A French Dinner Menu From The Road 🇫🇷


Bonjour Reader,

I’m writing this from Nice, where I’ve spent the last few days eating my way through the city. Every trip, I have to visit the Cours Saleya market and get some absolute classics, like the chickpea pancake socca, and of course salade niçoise (no cooked vegetables, as any local will firmly remind you).

On the road, I tend to live on the simple things. A good French carrot salad from a market vendor is my go-to when I need something quick. It’s simple and light, the kind of thing you can eat on the run. But the dinners are another story entirely.

I’ve been here for two weeks now, and every dinner has reminded me of the same thing… French meals are not about the individual dishes. They are about the sequence. The build. The unhurried nature of a table that expects you to linger.

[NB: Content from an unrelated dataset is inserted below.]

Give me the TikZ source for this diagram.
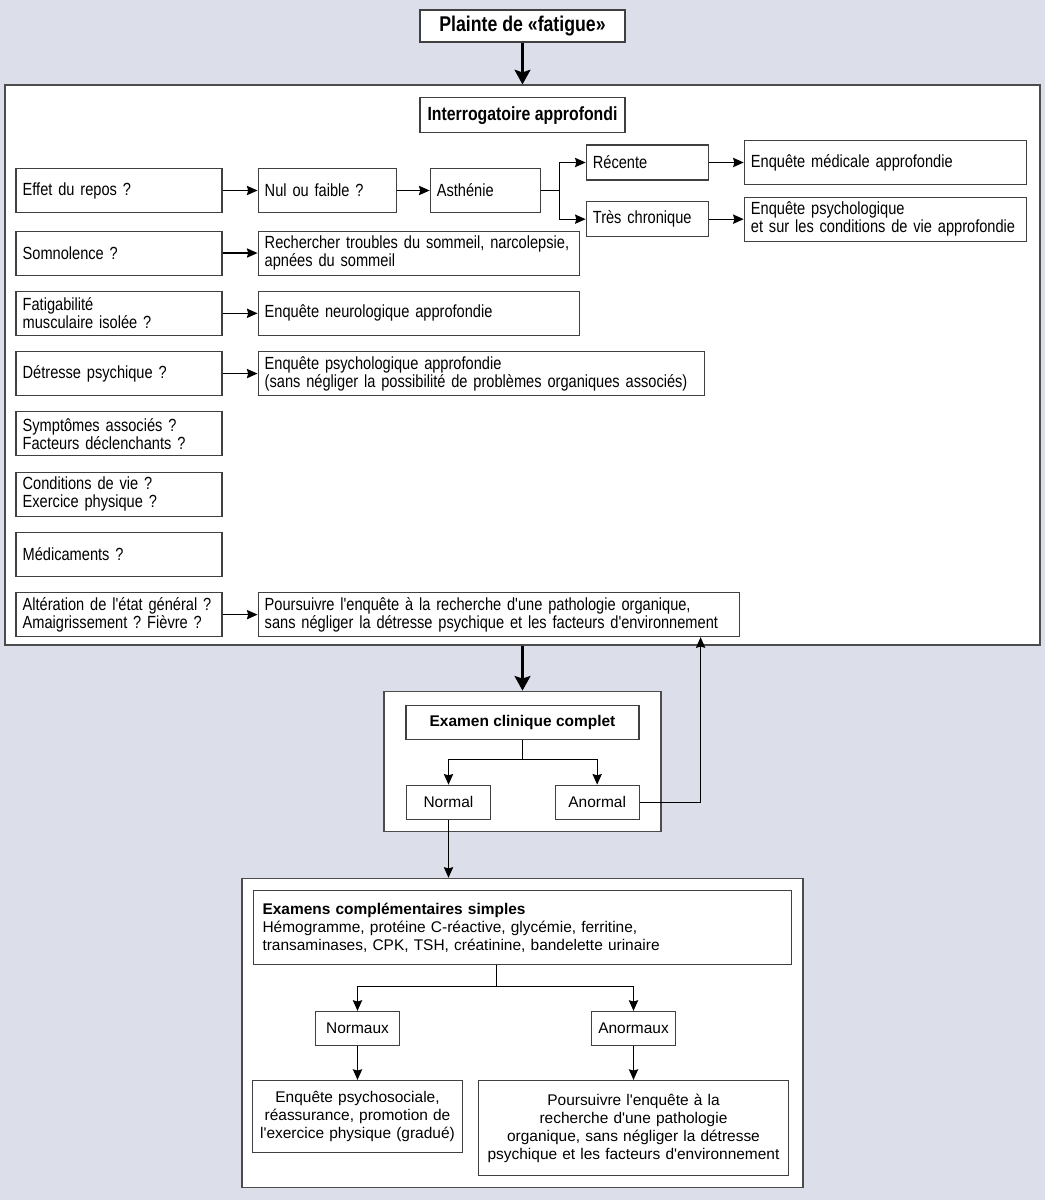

I wanted to bring that feeling back to you before I fly home. So here is a three-course French dinner menu you can cook this weekend, built from recipes I’ve been thinking about on this trip.

The Menu

First Course: Salade Niçoise With Smashed Potatoes and Fried Capers

Nice-style, which means composed and considered, not tossed. This version with smashed potatoes and fried capers has the crunch and brininess that makes the dish feel like the South of France actually tastes. I’ve eaten various versions this week and I am not remotely tired of it.

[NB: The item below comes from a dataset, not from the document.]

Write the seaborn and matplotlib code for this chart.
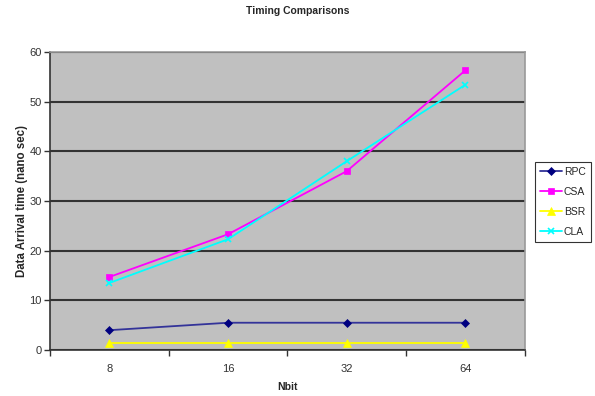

Main Course: Poached Yolk Stuffed Ravioli

This is the one to build the evening around. When you cut into it and the yolk runs, the whole table pays attention. It looks like a restaurant dish and rewards the effort you put in. Uncork a good bottle of Burgundy to keep you company.

Dessert: Cardamom Vanilla Coffee Crème Brûlée

Or, if you’d rather do something hand-held and a little nostalgic, the madeleines from Cook’s Atelier are a lovely alternative. Both are great. The crème brûlée is the showpiece. The madeleines are what you make when you want the kitchen to smell like a patisserie for an hour.

How to Pace It

French home cooking is not frantic. The secret is deciding early what needs your attention and when, so that by the time guests arrive you're holding a glass of wine and actually enjoying the evening.

Assemble the crème brûlées in the morning and let them chill all day. Prep and compose the niçoise components in the afternoon, holding the assembly until just before you sit down.

The ravioli is your main event and deserves your full presence. Set aside a relaxed stretch of the late afternoon for it, pour yourself something good, and enjoy the process. It is genuinely more meditative than stressful, and that’s the point.